Tom Beer

No. 48, 51
- Positions: Linebacker, running back

Personal information
- Born: March 27, 1969 (age 57) Bay Port, Michigan, U.S.
- Listed height: 6 ft 1 in (1.85 m)
- Listed weight: 221 lb (100 kg)

Career information
- College: Saginaw Valley State Wayne State
- NFL draft: 1994 (7th round, 215th overall pick)

Career history
- Detroit Lions (1994–1996);

Career NFL statistics
- Tackles: 2
- Stats at Pro Football Reference

= Tom E. Beer =

American football player (born 1969)

Thomas E. Beer (born March 27, 1969) is a former National Football League (NFL) player.

==Playing career==
Beer played high school football at Elkton-Pigeon-Bay Port High School, a consolidated high school in the thumb area of Michigan. He went on to play college basketball for Saginaw Valley State University before transferring to Wayne State University.
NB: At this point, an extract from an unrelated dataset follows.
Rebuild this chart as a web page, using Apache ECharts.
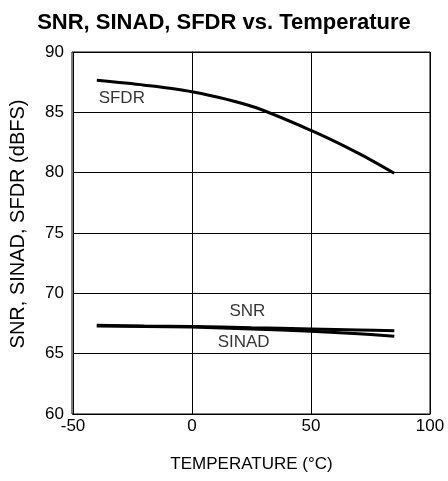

Beer was drafted in the seventh round of the 1994 NFL draft by the Detroit Lions. He played fullback in 1994, and linebacker in 1995 and 1996. During his time with the Lions, Beer was among the team leaders in special teams tackles. He started one game at strongside linebacker during the 1996 season.

Beer's career ended following the 1996 season. Doctors had recommended retirement following a series of neurological testing.

==Personal life==
Beer is not related to the earlier NFL player named Tom Beer.

Beer has participated in Lions alumni and charity events since his retirement.